Here you will find extreme wealth, extreme poverty, and a shrinking middle class. Double-digit unemployment, particularly for those under 30, is a major concern. Foreign workers settling here (and there are many) seem to reside mostly in the west and somewhat apart from the locals, a stark difference from the population mix in Bermuda.
When I first arrived, I naively thought these locales were more similar. I assumed I’d get an apartment near my office, walk to work, and take the bus or taxis where I needed to go. It did not take long for co-workers to suggest: “No Walking Alone,” “Get a place with a security gate,” “Be sure you install burglar bars,” and “Don’t venture out after dark.” So many warnings! This New England transplant was not deterred, but I will confess it did force me to change. Driving here became a MUST – on the left, in crazy traffic, where nobody obeys the rules – beginning each workday with a healthy dose of road rage.

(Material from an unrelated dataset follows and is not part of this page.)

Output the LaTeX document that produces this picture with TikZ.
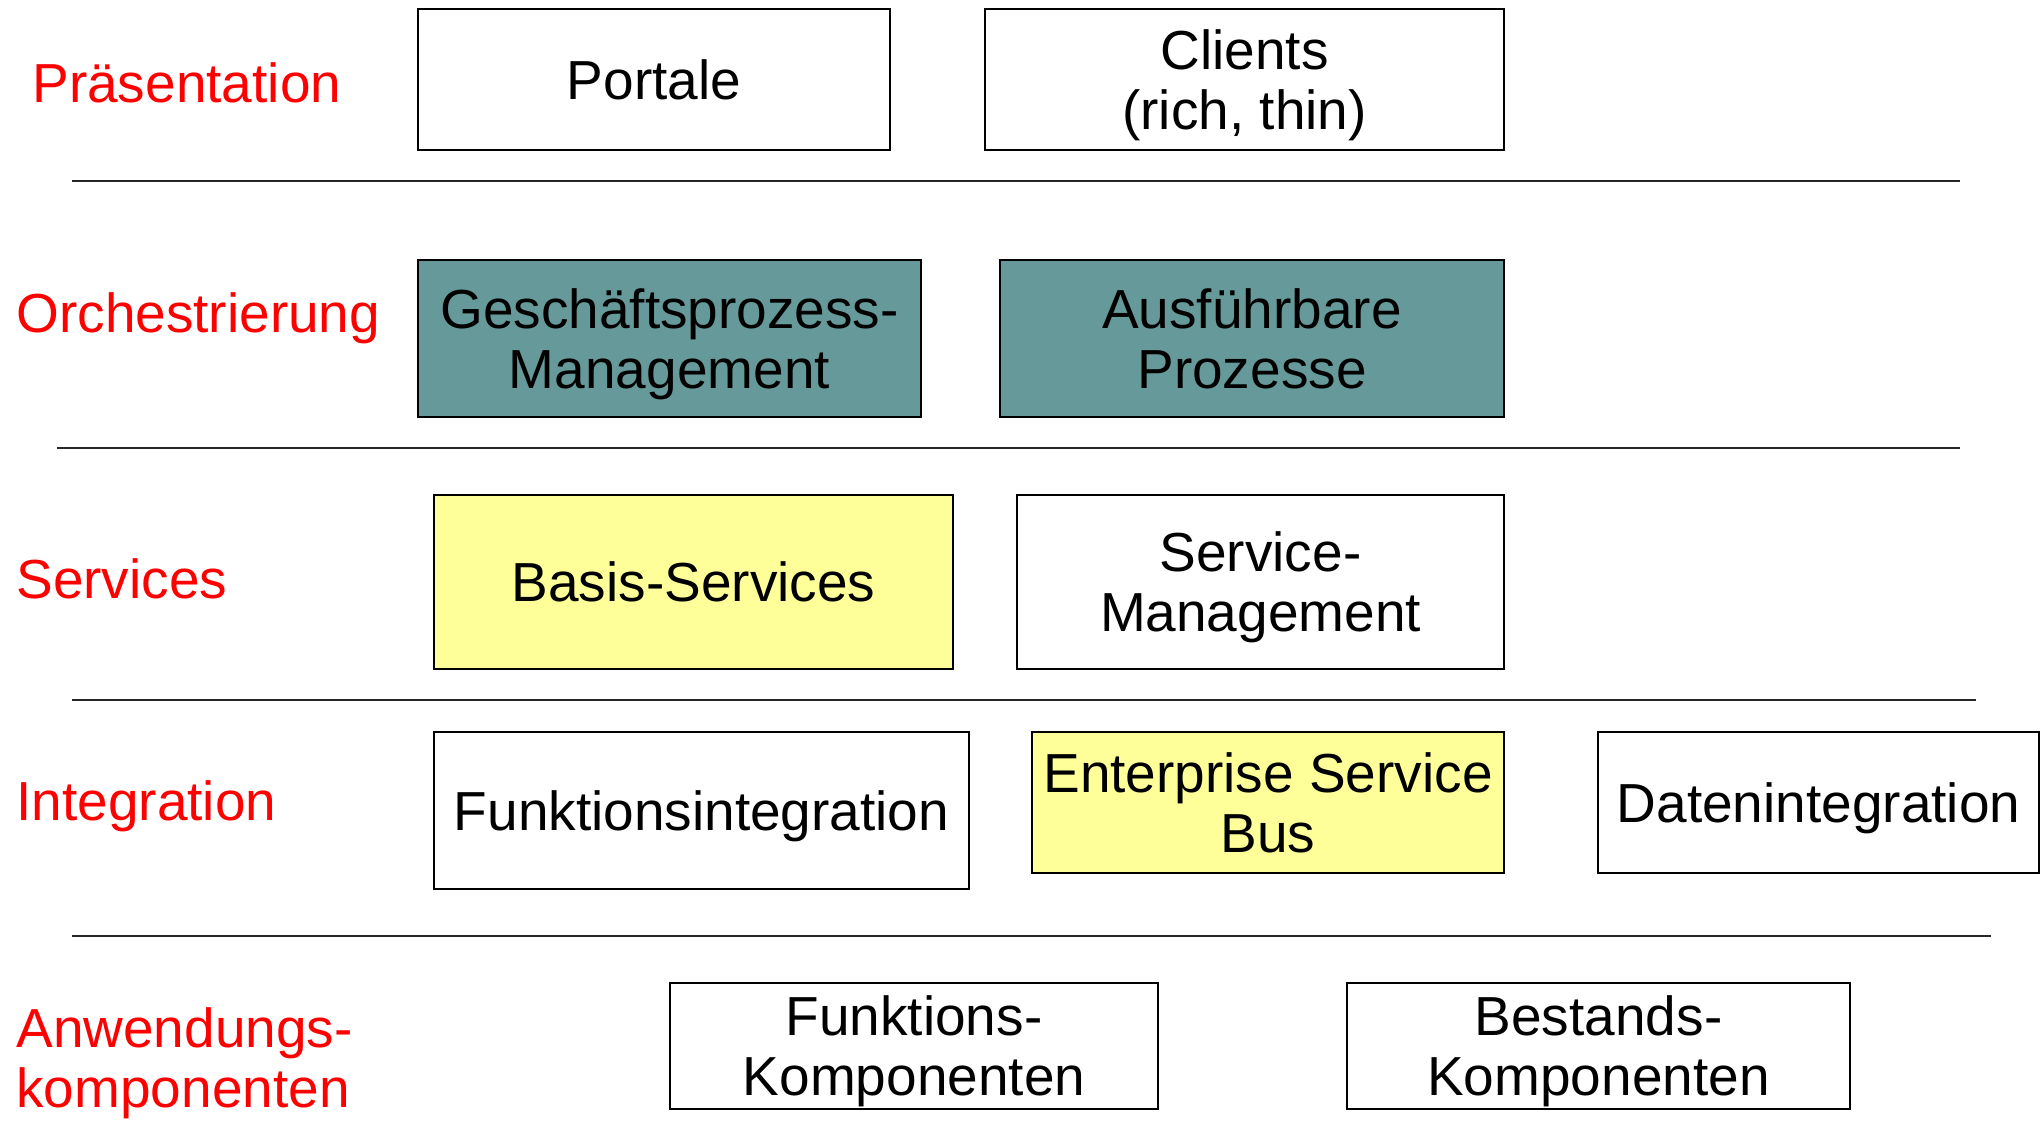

I’ve learned that in The Bahamas, you need a plan. You need to plan where you are going, at what time you need to leave, and where you will find parking. I now plan for power outages, inconsistent internet, and cable television that suffers constant disruptions (surprisingly unstable for what appears to be a modern society). I’ve learned to breathe deep to find my ZEN and draw patience from every pore to get through the hustle and bustle of Nassau. And I’ve learned that when all else fails, some disposable funds will usually facilitate getting things done much more quickly (wink wink).
The Bahamas may be just a 27 minute flight from Miami, but you’ll immediately know you’re not in the US. Don’t be fooled by the Wendy’s, McDonald’s, Dominos, and Dairy Queens that dot the landscape. The Bahamas has a culture and a pulse all its own.
I’m often asked which I prefer and despite what you might conclude, I’m at a loss to choose. Each island has moments that take me to my Happy Place – whether it’s the invigorating winds blustering around me each time I step onto the runway in Bermuda or the dreamy white clouds that fill the Bahamian Sky – I find my bliss on each 21-mile rock.